Bench Memos

Law & the Courts

On Abortion Providers’ Extraordinary Petition for Certiorari Before Judgment

Some fuller thoughts, on top of my initial comments, on the petition for a writ of certiorari before judgment that the abortion providers challenging the Texas Heartbeat Act filed in the Supreme Court last Thursday:

1. The lead question on which the abortion providers seek the Court’s review—“whether a State can insulate from federal-court review a law that prohibits the exercise of a constitutional right by delegating to the general public the authority to enforce that prohibition through civil actions”—is not a question properly before the Court.
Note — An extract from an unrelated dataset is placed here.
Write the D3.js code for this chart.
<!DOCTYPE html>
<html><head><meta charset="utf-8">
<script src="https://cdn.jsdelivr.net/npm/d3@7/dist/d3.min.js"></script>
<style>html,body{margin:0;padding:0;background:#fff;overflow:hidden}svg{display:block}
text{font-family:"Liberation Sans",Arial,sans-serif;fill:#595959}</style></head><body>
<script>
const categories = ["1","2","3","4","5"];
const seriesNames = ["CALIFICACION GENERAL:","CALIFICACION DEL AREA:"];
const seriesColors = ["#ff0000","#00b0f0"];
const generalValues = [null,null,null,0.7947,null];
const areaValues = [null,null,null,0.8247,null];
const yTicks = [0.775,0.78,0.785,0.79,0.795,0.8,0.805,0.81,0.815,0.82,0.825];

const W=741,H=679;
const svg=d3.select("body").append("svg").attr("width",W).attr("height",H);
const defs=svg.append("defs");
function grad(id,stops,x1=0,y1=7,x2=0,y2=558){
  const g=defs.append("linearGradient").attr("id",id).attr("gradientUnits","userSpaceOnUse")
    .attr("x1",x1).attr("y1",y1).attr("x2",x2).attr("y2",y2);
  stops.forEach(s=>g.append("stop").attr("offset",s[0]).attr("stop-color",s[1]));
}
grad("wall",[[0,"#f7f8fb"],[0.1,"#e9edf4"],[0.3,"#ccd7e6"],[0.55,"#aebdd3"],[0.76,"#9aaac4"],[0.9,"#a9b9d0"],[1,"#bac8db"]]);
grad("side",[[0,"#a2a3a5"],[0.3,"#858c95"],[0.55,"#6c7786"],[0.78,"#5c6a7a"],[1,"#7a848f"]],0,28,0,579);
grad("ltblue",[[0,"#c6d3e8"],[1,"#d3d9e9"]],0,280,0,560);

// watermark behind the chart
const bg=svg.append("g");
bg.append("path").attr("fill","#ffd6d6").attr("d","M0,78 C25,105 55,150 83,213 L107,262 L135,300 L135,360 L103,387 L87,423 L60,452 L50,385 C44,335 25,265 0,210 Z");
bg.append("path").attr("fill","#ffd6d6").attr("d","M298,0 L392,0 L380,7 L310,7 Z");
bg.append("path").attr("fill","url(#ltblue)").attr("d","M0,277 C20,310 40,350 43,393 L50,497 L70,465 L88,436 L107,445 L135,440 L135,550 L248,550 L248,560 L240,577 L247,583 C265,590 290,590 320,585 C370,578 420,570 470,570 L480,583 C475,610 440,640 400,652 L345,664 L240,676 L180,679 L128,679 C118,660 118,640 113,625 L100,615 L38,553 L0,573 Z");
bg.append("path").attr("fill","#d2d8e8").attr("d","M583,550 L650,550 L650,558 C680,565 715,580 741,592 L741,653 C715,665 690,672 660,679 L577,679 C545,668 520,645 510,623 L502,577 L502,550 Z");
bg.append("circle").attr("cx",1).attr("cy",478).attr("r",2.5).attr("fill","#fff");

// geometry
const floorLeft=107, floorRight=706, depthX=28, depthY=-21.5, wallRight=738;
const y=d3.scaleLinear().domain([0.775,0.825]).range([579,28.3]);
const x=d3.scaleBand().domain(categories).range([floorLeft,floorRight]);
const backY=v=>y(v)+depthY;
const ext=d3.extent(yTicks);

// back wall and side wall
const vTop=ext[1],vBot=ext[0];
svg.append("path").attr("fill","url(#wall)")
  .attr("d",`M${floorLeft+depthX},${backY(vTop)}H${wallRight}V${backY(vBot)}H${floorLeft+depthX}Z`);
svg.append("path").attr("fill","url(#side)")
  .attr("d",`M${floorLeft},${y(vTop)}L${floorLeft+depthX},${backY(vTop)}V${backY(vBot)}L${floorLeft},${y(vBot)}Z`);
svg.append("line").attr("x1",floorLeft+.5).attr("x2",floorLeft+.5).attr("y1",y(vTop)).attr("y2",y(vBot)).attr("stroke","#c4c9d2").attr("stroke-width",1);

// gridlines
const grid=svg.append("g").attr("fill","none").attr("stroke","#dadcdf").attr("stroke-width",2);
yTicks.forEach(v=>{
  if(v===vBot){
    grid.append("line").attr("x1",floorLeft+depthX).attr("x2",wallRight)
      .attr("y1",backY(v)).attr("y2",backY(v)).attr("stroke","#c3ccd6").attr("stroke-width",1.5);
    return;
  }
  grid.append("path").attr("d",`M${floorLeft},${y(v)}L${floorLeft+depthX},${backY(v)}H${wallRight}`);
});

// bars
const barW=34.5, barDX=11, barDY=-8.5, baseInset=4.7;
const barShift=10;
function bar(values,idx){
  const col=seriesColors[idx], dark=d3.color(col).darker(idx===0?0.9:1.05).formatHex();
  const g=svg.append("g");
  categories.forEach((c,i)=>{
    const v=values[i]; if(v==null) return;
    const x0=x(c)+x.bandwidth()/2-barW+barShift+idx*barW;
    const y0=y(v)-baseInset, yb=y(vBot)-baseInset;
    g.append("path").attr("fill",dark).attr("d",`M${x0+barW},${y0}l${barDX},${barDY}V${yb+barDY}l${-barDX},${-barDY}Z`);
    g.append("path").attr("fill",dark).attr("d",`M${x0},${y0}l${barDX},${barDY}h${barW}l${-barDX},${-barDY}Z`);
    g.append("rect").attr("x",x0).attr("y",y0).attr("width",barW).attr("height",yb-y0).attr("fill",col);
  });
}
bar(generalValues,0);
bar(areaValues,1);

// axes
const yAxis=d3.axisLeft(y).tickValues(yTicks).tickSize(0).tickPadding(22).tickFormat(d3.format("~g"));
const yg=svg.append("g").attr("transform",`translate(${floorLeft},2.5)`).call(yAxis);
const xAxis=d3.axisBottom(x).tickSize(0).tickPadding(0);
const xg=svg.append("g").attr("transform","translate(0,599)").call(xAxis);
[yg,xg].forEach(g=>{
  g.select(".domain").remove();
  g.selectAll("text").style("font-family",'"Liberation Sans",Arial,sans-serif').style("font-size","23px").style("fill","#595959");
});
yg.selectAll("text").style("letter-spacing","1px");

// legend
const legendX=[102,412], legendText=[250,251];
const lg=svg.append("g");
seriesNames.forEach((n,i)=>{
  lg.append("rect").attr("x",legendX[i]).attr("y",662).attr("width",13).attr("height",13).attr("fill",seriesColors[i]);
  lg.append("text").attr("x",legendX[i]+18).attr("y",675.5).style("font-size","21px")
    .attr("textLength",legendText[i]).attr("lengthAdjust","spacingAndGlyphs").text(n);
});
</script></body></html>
If understood as an independent question (and not just as tendentious rhetoric), that lead question is asking the Court to render an advisory opinion. In the tail end of the petition, the abortion providers ask the Court to decide whether state court clerks and state judges are proper defendants in the case. Those jurisdictional questions—which are pending before the Fifth Circuit, with oral argument in early December—will entirely dispose of the lead question. If state court clerks and state judges are proper defendants, then the lead question disappears. And if they are not proper defendants, then there is no jurisdiction to decide the lead question.

2. The sophisticated team of lawyers representing the abortion providers has used alternating tactics of stalling and racing to try to game the litigation. The certiorari petition is usefully understood in that light.

Texas legislators introduced the Texas Heartbeat Act on March 11, and Texas governor Greg Abbott signed it into law on May 19. So the abortion providers had plenty of notice to launch an immediate challenge, including a motion for a preliminary injunction. Instead, they waited nearly two months, until July 13, to file their complaint. And they waited nearly another month, until August 7, to file their motion for a preliminary injunction.

In short, a full 80 days passed between enactment of the Act and the abortion providers’ motion for a preliminary injunction. And that motion was filed just 25 days before the effective date of the Act. It seems obvious that the abortion providers’ lawyers were trying to obscure the severe jurisdictional obstacles their motion faced and to rush the district court to grant ill-considered relief.

When the district court, on August 25, denied the state defendants’ motion to dismiss on sovereign immunity grounds, their immediate appeal divested the district court of jurisdiction over them. The abortion providers then filed various “emergency” motions with the Fifth Circuit, even asking that the court vacate their own victory on the motion to dismiss.

On the afternoon of August 30, after the Fifth Circuit properly denied their motions, the abortion providers then raced to the Supreme Court. Their “emergency application” asked the Court to act before September 1 (i.e., in barely 30 or so hours) to enjoin state officials from enforcing the Act, even though the Act itself prohibits those state officials from enforcing it. The Court properly denied their request for emergency relief (though the 5-4 vote should have been unanimous).

After delaying for 80 days in filing their motion for preliminary-injunctive relief, the abortion providers are now asking the Court to leapfrog the proceedings below. What’s more, they are asking the Court to expedite consideration of their extraordinary writ for certiorari before judgment. Instead of allowing defendants the usual 30 days to respond to their petition, they have asked the Court to require a response by October 12. Not only would that give defendants only 19 days to respond, but, as the abortion providers well know, that proposed deadline is also nearly simultaneous with the date (October 13) on which defendants must file their opening briefs in the pending Fifth Circuit appeal.

The abortion providers propose that the Court consider their petition at the Court’s October 29 conference. In the event that the Court were to grant certiorari, they propose an expedited schedule of briefing on the merits a briefing that “would allow for oral argument during the Court’s December sitting” (which ends on December 8)—right when the Fifth Circuit is slated to hear oral argument. The Court’s usual rules contemplate 105 days for full merits briefing. The abortion providers’ schedule would allow only about 1/3 of that.

Given that the abortion providers delayed the litigation by 80 days in order to gain tactical advantage, the Court should look with particular disfavor on their petition.